• [Task statement]
Retype, exactly as they stand, the lines from the start of the data to the line that contains "CJK TC', 'Open", both ends included. Leave the pictures out.

• [Material provided]

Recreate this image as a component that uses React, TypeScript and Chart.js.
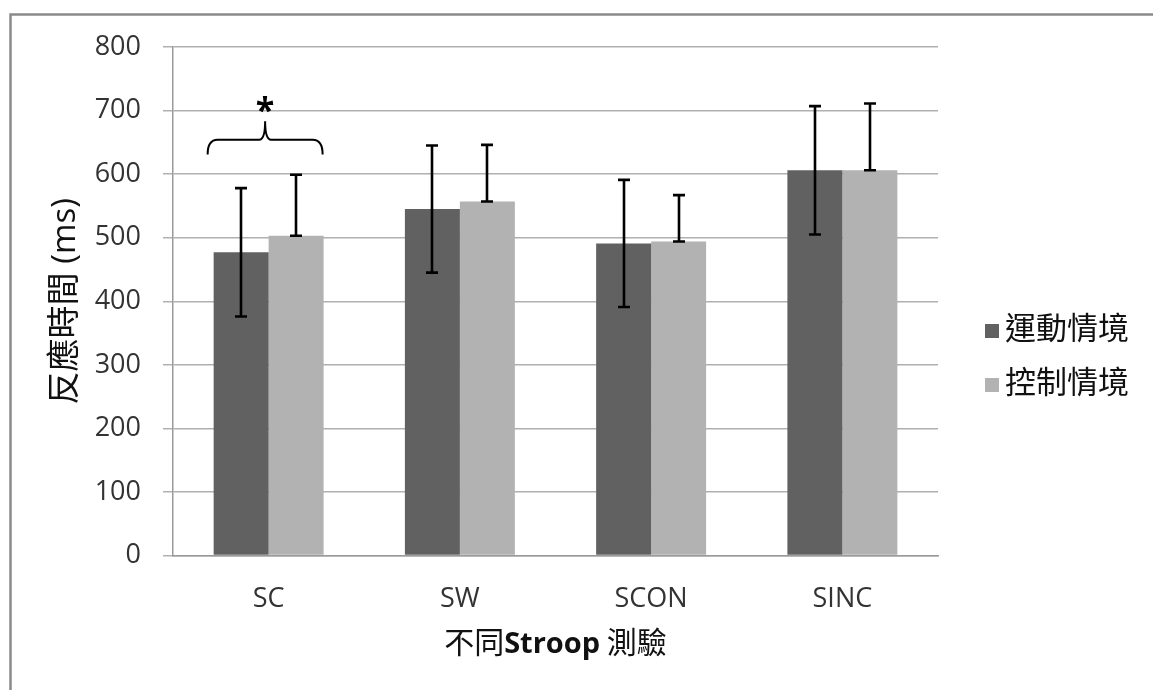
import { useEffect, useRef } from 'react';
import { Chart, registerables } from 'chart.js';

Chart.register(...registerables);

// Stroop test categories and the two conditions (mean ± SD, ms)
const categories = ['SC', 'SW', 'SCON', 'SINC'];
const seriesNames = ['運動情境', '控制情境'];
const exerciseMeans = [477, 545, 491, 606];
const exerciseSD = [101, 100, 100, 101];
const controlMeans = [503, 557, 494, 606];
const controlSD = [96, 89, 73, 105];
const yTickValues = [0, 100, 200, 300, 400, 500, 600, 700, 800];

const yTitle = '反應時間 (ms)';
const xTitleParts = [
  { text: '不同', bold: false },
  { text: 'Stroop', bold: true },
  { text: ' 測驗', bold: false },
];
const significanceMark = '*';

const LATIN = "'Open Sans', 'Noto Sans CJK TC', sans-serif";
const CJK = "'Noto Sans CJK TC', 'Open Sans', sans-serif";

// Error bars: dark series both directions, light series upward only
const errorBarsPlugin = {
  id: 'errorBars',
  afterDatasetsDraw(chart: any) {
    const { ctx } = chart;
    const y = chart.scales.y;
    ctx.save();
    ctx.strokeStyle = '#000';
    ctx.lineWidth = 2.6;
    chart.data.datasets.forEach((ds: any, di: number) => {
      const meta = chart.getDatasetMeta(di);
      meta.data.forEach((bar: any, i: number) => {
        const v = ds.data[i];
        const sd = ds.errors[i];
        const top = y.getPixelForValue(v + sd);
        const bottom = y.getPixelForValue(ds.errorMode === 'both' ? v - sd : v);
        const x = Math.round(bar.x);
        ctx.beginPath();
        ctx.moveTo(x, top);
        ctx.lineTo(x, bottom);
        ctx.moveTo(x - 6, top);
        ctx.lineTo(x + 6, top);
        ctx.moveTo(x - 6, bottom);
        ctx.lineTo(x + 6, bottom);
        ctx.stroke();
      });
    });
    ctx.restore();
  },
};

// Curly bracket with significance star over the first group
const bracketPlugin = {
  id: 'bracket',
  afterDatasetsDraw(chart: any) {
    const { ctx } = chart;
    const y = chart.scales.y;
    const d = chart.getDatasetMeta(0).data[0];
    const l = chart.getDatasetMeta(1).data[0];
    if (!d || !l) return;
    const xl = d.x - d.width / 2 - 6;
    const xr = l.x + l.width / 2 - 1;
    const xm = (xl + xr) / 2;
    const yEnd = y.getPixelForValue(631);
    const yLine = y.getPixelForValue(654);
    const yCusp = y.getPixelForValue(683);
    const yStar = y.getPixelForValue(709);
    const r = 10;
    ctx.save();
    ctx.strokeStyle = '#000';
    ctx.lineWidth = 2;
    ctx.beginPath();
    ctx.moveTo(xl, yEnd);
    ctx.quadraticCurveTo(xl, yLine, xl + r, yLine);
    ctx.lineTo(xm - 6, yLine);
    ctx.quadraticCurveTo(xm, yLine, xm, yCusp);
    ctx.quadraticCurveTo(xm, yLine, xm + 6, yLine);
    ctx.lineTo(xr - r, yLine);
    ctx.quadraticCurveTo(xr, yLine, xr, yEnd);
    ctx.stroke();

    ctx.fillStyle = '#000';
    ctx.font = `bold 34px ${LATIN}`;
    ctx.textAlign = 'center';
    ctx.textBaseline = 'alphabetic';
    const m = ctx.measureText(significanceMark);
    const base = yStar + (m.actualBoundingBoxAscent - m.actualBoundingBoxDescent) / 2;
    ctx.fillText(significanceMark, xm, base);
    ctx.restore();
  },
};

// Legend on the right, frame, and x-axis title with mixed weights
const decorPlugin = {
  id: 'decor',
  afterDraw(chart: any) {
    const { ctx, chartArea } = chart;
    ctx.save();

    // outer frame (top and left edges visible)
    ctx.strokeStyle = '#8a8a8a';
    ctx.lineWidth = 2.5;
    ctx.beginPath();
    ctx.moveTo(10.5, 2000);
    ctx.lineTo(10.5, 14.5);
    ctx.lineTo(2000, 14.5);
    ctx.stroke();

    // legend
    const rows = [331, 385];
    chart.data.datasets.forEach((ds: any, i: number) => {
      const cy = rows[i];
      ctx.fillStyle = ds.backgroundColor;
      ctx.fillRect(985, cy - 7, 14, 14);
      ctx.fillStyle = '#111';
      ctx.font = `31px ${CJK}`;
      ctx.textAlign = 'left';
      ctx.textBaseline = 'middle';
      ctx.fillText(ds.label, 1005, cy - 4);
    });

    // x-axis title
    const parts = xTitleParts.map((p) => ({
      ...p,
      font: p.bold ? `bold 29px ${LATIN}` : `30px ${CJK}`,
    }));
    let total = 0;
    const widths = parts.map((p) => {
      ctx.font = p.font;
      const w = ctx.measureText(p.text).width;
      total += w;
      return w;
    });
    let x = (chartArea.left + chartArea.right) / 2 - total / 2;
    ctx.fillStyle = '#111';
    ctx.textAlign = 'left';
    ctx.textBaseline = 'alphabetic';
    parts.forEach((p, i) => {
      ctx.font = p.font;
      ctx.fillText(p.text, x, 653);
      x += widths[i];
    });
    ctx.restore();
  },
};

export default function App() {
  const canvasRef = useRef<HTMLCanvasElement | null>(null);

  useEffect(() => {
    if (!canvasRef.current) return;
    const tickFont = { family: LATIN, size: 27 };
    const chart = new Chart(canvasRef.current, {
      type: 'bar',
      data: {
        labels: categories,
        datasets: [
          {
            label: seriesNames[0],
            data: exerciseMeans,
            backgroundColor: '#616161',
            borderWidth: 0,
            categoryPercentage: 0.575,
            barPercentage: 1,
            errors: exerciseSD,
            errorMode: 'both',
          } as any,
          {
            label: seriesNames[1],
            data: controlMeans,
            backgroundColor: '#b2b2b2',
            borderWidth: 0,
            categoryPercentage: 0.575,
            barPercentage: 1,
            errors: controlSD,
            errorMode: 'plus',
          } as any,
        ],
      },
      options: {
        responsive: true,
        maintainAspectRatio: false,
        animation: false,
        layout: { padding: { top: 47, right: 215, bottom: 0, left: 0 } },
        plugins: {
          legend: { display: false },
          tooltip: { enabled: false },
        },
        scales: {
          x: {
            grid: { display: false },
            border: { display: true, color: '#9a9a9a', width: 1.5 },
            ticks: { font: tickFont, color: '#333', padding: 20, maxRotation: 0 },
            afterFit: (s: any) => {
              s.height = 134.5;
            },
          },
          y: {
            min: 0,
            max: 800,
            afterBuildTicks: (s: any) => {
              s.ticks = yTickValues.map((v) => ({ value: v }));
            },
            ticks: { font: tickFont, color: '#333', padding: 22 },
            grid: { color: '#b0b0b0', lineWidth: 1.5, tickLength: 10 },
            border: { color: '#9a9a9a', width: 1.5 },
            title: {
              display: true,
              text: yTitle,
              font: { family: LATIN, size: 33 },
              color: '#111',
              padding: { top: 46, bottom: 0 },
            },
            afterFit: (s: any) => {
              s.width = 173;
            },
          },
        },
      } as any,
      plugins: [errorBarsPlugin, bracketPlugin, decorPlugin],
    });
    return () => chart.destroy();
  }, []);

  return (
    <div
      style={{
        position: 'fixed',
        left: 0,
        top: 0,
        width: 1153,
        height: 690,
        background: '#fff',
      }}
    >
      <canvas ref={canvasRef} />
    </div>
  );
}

• [Answer to the exercise]
Recreate this image as a component that uses React, TypeScript and Chart.js.
import { useEffect, useRef } from 'react';
import { Chart, registerables } from 'chart.js';

Chart.register(...registerables);

// Stroop test categories and the two conditions (mean ± SD, ms)
const categories = ['SC', 'SW', 'SCON', 'SINC'];
const seriesNames = ['運動情境', '控制情境'];
const exerciseMeans = [477, 545, 491, 606];
const exerciseSD = [101, 100, 100, 101];
const controlMeans = [503, 557, 494, 606];
const controlSD = [96, 89, 73, 105];
const yTickValues = [0, 100, 200, 300, 400, 500, 600, 700, 800];

const yTitle = '反應時間 (ms)';
const xTitleParts = [
  { text: '不同', bold: false },
  { text: 'Stroop', bold: true },
  { text: ' 測驗', bold: false },
];
const significanceMark = '*';

const LATIN = "'Open Sans', 'Noto Sans CJK TC', sans-serif";
const CJK = "'Noto Sans CJK TC', 'Open Sans', sans-serif";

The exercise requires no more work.